Harlen Coben's Six Years is not good value for the money, wait and get it from the library - Crais's books have gotten better, I think, as Coben's have gotten weaker. Too often here I just had the feeling He is making this up, this is nonsense!
A Mira Grant zombie tie-in I missed at the time, and thoroughly enjoyed: San Diego 2013: The Last Stand of the California Brownshirts. Seanan McGuire/Mira Grant = true genius of popular fiction!
Melissa Scott's Five-Twelfths of Heaven, which I loved - but I am halfway through the sequel now (very glad these novels are all available electronically) and it does not seem to me nearly as sharp and engaging.

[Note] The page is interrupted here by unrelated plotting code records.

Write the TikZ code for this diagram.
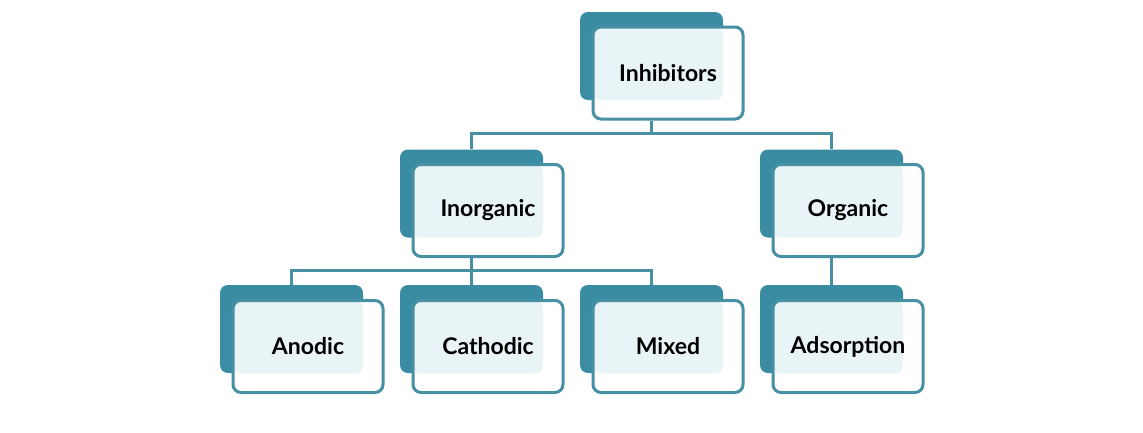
\documentclass[tikz,border=0pt]{standalone}
\usepackage{fontspec}
\setmainfont{Lato}
\usetikzlibrary{positioning}
\definecolor{tealdark}{HTML}{3A8CA2}
\definecolor{tealline}{HTML}{4890A4}
\definecolor{palefill}{HTML}{E9F4F7}
\begin{document}
\begin{tikzpicture}[x=1pt, y=-1pt]
\tikzset{
  backbox/.style={fill=tealdark, rounded corners=8pt, minimum width=143pt, minimum height=88pt, inner sep=0pt},
  frontbox/.style={draw=tealline, line width=3pt, fill=white, rounded corners=8pt, minimum width=150pt, minimum height=92pt, inner sep=0pt,
    font=\fontsize{23}{27}\selectfont\bfseries,
    path picture={\fill[palefill] (path picture bounding box.north west) rectangle ++(130,73);}},
  link/.style={draw=tealline, line width=3pt}
}
\begin {scope}
  \useasboundingbox (0,0) rectangle (1143,432);
  \fill[white] (0,0) rectangle (1143,432);
  \node [backbox] (inhB) at (651.5,56) {};
  \node [frontbox] (inhF) at (668,73) {Inhibitors};
  \node [backbox] (inoB) at (471.5,193.5) {};
  \node [frontbox] (inoF) at (488,210.5) {Inorganic};
  \node [backbox] (orgB) at (831.5,193.5) {};
  \node [frontbox] (orgF) at (848,210.5) {Organic};
  \node [backbox] (anoB) at (291.5,329) {};
  \node [frontbox] (anoF) at (308,346.5) {Anodic};
  \node [backbox] (catB) at (471.5,329) {};
  \node [frontbox] (catF) at (488,346.5) {Cathodic};
  \node [backbox] (mixB) at (651.5,329) {};
  \node [frontbox] (mixF) at (668,346.5) {Mixed};
  \node [backbox] (adsB) at (831.5,329) {};
  \node [frontbox] (adsF) at (848,346.5) {Adsorption};
  \coordinate (busA) at (651.5,133);
  \coordinate (busB) at (471.5,270);
  \draw [link] (inhB.center |- inhF.south) -- (busA);
  \draw [link] (inoB.north) |- (busA) -| (orgB.north);
  \draw [link] (inoB.center |- inoF.south) -- (busB);
  \draw [link] (anoB.north) |- (busB) -| (mixB.north);
  \draw [link] (busB) -- (catB.north);
  \draw [link] (orgB.center |- orgF.south) -- (adsB.north);
\end {scope}
\end{tikzpicture}
\end{document}
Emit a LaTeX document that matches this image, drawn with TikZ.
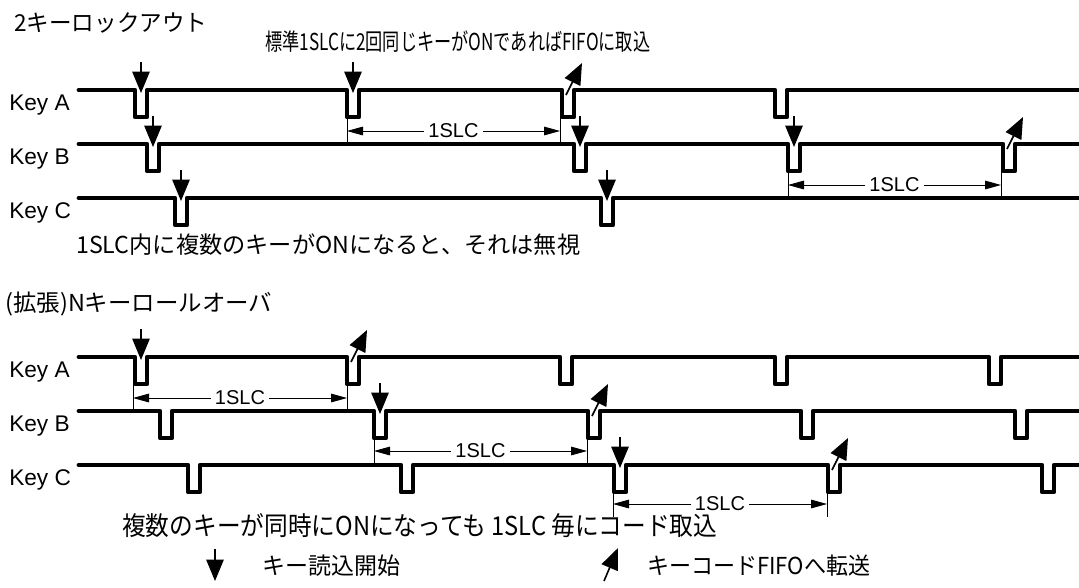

However I certainly will read the whole trilogy.
Strangest and most complex of the bunch: a really uncanny and haunting novel by Richard Bowes, Minions of the Moon. I definitely hadn't read this before, though I think I must have an ARC of it sitting around somewhere in my apartment - and I also had a strange conviction that my friend M. had recommended to me, but could not then decide whether this was a real memory or an imaginary one based on the similarity (minus supernatural elements) of this book to Lawrence Block's Scudder novels and also to M.'s own story. The book it is most like, I think, Scudder notwithstanding, is Graham Joyce's The Tooth Fairy. Highly worthwhile.
Miscellaneous additional linkage:
Beautiful but also distressing: the library at Guantanamo. (Via.)
A happy note to end on: a nice story about a Muswell Hill tortoise.